Manotoc v. Smith
REITERATIONFacts
The Antecedents: On February 23, 1916, Clemente Manotoc was appointed guardian of the person and property of the minor Ricardo Santiago Monotoc y Smith. On October 4, 1920, the appellant tendered his resignation, citing health and advanced age, and requested the court to fix a hearing for his final account and discharge. On October 14, 1920, Flora Smith, the mother of the minor, petitioned to be appointed as guardian. The appellant filed his inventory on October 15, 1920, showing a gross estate of P88,467.98. On October 16, 1920, the court accepted the appellant's resignation and appointed the appellee as successor guardian. Procedural History: On October 18, 1920, the appellant withdrew his resignation. On October 19, 1920, the appellant filed objections to the appointment of the appellee, arguing it was not for the best interests of the minor. On October 23, 1920, the court overruled the appellant's motions and objections. The Petition: The appellant appealed the court's decision, claiming the court erred in accepting his resignation and appointing the appellee as guardian, and in denying his motion for reconsideration.
Issue(s)
Whether the trial court had the authority to accept the guardian's resignation and appoint a successor prior to the auditing and approval of the final account. Whether the mother of the minor ward possesses a preference right to the appointment as guardian.
Ruling
The judgment is affirmed, with costs in favor of the defendant.
Ratio Decidendi
On Issue 1: The Supreme Court ruled that while common law and some modern statutes suggest that a guardian's resignation may not be effective until final accounting and discharge, there is no question regarding the court's power to accept such a resignation. The Court found that once the trial court accepted Manotoc's resignation and appointed a successor on October 16, 1920, the vacancy was legally filled. Manotoc's attempt to withdraw his resignation two days after its acceptance came too late, as the court had already exercised its jurisdiction to appoint a new guardian. The Court further noted that a decree accepting a resignation could only be vacated if there were evidence of a fraudulent imposition, which was not alleged or proven in this case. Therefore, the lack of a completed audit of the final accounts did not prevent the court from appointing a successor to ensure the minor's affairs remained supervised. The Court emphasized that the management of the ward's estate and the transition of the office of guardian are distinct from the final settlement of liabilities. On Issue 2: The Court held that the law explicitly provides for the appointment of the mother and grants her a preference right to be the guardian of her minor child. The selection of a guardian is a matter primarily within the sound discretion of the trial court, and this discretion was properly exercised in favor of the mother. The Court remarked that it has no legal right to assume a mother will be unfaithful in the discharge of her duties toward her own son. The appellant's subsequent objections to her fitness were not supported by proof sufficient to overcome the legal preference and the trial court's discretionary finding.

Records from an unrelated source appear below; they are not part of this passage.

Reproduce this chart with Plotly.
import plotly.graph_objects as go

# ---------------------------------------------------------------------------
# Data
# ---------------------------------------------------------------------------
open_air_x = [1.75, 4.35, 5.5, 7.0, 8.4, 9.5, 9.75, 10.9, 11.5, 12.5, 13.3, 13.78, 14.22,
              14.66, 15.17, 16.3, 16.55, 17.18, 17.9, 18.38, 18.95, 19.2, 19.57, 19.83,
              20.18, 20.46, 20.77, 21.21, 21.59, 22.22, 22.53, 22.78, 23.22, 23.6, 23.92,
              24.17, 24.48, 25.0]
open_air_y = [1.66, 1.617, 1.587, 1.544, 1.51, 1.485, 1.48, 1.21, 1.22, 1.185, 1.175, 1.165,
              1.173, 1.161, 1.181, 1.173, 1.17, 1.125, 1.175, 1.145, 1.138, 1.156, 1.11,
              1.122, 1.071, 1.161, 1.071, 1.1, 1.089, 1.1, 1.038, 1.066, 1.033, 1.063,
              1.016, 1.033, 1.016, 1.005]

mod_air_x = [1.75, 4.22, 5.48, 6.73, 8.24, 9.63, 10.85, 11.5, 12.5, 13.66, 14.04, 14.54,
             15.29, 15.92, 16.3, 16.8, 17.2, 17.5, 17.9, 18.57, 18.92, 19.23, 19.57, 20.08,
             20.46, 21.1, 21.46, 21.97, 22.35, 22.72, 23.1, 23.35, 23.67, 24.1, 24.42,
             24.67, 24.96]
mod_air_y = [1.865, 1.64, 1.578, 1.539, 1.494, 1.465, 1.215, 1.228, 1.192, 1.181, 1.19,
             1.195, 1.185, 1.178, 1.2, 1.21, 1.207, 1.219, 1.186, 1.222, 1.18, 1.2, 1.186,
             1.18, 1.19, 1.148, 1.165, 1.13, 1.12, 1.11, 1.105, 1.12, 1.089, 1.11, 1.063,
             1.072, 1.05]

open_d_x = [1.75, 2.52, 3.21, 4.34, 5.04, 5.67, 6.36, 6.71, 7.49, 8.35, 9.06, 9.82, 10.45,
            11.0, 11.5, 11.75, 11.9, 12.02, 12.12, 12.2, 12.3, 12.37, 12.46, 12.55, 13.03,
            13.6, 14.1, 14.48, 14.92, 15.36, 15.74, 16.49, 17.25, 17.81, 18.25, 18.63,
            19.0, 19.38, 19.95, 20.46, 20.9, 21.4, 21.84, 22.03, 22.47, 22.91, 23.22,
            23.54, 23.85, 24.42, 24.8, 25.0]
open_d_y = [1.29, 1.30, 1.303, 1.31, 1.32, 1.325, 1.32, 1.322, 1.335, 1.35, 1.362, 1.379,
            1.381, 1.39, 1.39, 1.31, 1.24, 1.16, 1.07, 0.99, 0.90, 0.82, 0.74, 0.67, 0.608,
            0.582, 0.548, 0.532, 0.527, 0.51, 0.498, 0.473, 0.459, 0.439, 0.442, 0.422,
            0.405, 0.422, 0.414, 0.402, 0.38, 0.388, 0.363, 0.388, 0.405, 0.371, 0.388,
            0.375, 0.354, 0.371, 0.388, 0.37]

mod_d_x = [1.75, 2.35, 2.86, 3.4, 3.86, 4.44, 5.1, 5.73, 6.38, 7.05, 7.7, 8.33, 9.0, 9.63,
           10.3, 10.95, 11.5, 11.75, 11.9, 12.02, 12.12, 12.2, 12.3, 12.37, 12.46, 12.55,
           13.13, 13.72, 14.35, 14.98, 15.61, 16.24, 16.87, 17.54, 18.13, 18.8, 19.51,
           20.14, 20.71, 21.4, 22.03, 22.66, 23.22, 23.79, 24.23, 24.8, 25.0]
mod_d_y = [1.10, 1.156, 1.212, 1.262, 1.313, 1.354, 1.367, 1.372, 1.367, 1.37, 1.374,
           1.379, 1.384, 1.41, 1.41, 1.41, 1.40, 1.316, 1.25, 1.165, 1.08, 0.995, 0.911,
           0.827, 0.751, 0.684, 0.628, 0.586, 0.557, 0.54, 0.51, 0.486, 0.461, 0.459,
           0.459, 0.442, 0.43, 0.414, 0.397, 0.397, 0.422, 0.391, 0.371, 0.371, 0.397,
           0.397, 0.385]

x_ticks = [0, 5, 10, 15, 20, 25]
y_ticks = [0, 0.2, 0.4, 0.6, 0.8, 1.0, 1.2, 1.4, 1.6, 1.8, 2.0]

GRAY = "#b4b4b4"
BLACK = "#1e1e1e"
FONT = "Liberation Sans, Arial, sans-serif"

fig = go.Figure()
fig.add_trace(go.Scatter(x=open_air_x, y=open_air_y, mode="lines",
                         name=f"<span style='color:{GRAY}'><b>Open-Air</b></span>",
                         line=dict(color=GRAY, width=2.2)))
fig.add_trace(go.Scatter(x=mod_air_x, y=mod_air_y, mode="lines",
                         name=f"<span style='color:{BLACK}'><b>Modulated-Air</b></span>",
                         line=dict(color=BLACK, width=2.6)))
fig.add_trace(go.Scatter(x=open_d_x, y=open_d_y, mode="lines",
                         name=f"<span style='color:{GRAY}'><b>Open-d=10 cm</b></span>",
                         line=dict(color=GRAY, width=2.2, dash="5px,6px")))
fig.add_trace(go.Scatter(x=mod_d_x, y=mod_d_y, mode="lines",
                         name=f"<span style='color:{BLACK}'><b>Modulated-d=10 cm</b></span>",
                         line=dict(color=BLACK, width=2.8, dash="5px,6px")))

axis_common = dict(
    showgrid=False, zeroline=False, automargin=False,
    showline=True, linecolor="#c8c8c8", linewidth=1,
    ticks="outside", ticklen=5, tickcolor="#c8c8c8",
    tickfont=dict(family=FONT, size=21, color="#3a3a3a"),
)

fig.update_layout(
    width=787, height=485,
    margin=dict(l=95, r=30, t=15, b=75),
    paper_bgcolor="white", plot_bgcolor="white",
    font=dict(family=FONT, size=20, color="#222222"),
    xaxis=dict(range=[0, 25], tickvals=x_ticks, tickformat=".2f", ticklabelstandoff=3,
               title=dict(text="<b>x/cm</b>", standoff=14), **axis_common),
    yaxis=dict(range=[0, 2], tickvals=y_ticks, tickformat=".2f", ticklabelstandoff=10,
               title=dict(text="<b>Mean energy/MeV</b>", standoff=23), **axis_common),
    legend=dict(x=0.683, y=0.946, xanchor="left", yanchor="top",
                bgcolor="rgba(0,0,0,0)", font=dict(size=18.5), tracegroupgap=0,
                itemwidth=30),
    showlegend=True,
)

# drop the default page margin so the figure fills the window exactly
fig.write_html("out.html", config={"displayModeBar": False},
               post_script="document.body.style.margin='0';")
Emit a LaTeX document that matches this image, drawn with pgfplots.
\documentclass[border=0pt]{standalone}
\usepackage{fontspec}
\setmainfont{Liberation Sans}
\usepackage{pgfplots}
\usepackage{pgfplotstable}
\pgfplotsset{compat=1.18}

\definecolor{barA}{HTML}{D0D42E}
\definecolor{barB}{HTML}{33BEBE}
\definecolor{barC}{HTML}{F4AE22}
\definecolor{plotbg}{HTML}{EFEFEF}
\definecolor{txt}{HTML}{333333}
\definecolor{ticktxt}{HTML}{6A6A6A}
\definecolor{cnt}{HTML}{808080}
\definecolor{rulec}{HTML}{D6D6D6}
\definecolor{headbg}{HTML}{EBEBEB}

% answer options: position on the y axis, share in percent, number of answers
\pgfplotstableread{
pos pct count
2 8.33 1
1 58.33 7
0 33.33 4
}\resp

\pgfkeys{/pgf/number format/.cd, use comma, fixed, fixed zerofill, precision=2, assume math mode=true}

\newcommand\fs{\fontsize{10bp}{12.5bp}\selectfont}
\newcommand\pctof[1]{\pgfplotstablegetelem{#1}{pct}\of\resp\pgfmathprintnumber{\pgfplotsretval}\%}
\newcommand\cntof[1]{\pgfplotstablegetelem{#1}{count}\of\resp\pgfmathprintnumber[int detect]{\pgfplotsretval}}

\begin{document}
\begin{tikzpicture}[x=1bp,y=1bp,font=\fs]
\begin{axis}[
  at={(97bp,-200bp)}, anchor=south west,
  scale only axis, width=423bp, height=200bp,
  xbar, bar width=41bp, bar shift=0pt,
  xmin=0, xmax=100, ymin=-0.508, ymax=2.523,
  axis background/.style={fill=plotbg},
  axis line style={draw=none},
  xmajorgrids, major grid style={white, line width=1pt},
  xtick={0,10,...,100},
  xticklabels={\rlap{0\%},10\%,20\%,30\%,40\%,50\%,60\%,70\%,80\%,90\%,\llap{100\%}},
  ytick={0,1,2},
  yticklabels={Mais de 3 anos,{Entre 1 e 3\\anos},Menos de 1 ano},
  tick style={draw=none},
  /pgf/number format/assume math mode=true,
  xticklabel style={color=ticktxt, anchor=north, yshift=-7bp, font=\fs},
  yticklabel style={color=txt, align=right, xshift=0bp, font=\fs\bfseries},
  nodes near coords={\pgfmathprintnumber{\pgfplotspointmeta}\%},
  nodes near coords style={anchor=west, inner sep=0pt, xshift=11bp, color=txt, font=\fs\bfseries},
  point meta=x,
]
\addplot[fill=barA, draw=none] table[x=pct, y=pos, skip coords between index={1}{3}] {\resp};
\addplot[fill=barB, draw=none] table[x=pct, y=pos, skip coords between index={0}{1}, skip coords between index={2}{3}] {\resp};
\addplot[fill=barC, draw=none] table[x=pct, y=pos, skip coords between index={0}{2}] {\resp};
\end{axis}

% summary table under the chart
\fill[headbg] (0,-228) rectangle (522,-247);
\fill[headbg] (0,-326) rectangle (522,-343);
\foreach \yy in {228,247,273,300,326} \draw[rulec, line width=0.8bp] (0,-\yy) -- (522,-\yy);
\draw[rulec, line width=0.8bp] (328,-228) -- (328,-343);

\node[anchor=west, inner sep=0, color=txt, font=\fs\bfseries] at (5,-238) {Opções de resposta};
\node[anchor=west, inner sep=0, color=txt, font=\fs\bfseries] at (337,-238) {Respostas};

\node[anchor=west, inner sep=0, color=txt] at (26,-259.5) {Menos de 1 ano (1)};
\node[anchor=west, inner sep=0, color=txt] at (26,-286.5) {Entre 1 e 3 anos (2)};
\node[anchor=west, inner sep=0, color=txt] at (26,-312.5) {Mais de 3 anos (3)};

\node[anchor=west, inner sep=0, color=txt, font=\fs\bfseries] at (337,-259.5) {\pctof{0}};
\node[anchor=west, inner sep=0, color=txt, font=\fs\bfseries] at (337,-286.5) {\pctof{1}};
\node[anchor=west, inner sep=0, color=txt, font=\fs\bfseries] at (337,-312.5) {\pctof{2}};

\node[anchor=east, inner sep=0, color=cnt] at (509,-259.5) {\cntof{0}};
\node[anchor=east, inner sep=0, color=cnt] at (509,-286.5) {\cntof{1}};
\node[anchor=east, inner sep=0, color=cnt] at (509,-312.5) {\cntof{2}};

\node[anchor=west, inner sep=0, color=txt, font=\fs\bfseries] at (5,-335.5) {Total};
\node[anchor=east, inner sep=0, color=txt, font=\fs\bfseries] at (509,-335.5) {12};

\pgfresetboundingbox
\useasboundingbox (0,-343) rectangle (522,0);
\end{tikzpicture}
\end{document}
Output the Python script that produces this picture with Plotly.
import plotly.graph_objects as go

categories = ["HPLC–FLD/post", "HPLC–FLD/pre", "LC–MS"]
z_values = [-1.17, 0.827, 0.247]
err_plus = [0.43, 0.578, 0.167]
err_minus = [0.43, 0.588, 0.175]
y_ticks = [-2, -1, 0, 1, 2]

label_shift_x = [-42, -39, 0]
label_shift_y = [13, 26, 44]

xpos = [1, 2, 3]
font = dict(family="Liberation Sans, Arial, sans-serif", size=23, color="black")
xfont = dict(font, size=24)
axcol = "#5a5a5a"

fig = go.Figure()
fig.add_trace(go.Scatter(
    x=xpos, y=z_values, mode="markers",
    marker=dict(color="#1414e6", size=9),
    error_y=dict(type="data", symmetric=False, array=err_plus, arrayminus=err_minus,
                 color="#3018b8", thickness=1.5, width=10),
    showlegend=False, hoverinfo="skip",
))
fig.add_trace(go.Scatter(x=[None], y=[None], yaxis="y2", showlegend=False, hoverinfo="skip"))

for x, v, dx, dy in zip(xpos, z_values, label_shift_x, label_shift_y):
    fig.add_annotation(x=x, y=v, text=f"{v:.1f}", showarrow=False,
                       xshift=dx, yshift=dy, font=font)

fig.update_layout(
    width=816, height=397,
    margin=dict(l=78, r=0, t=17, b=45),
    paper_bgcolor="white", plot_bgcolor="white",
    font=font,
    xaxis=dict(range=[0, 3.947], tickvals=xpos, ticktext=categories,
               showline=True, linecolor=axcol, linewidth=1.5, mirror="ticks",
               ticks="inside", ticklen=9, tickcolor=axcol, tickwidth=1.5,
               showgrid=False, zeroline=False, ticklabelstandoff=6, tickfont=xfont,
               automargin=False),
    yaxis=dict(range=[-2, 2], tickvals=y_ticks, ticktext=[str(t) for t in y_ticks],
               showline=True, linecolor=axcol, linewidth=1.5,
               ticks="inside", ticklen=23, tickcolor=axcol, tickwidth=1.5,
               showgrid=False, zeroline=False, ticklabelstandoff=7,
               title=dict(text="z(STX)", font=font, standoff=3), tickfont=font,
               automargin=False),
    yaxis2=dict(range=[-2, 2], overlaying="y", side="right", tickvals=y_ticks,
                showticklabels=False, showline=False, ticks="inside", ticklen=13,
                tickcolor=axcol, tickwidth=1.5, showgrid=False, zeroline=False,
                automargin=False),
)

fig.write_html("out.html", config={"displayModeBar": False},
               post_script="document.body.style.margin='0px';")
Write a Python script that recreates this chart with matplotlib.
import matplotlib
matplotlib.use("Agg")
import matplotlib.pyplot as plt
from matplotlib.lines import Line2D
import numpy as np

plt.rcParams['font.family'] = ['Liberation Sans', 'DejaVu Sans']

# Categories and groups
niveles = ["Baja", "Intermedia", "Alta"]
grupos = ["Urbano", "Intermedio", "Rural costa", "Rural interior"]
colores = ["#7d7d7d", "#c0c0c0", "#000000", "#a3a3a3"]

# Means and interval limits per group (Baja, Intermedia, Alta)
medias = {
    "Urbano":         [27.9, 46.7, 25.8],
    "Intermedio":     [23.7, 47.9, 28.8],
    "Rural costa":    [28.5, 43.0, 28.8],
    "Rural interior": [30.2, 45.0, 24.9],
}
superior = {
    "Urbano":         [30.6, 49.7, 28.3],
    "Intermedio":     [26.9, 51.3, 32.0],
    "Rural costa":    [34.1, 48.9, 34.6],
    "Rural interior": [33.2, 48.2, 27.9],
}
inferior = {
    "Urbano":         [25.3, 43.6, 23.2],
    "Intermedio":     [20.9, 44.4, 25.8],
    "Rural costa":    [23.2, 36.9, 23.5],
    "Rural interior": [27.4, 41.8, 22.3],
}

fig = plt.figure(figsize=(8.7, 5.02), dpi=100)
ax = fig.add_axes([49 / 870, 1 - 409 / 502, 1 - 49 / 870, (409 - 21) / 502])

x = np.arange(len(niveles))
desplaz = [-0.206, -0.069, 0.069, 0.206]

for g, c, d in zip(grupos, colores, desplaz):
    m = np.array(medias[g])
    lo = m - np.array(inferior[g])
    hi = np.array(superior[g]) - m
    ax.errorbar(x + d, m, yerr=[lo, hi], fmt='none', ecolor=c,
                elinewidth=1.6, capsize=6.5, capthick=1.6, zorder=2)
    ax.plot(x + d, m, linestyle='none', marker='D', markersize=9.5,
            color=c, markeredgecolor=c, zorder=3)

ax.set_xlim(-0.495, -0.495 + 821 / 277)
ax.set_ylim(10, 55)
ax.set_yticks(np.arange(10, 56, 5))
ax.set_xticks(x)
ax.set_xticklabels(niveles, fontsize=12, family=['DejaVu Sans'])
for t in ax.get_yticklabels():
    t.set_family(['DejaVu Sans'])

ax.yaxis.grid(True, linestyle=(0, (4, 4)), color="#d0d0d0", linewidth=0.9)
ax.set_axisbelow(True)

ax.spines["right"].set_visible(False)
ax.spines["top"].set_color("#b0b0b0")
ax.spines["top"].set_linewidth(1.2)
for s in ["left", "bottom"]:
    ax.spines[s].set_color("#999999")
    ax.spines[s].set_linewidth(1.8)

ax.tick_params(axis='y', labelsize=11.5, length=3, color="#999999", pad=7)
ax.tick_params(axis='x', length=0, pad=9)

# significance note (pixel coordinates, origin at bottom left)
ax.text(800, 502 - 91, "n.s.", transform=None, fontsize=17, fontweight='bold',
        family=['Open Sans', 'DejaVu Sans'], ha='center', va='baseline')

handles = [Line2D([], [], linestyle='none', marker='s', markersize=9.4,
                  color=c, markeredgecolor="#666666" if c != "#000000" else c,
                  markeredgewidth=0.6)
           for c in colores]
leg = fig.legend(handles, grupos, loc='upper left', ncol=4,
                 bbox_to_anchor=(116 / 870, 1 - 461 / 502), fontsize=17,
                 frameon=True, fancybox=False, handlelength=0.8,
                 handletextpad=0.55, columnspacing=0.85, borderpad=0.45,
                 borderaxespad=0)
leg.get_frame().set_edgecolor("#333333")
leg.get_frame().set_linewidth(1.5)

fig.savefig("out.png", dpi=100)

Because Manotoc had initially recommended the mother and the law favors the parental bond, the trial court committed no error in appointing her. The Court concluded that the best interests of the minor were served by following the statutory preference for the parent.
Main Doctrine
The acceptance of a guardian's resignation and the appointment of a successor are matters largely within the discretion of the lower court, and the court has the power to accept the resignation of a guardian, provided there is no allegation or proof of fraud. The mother of the minor is expressly given preference in appointment.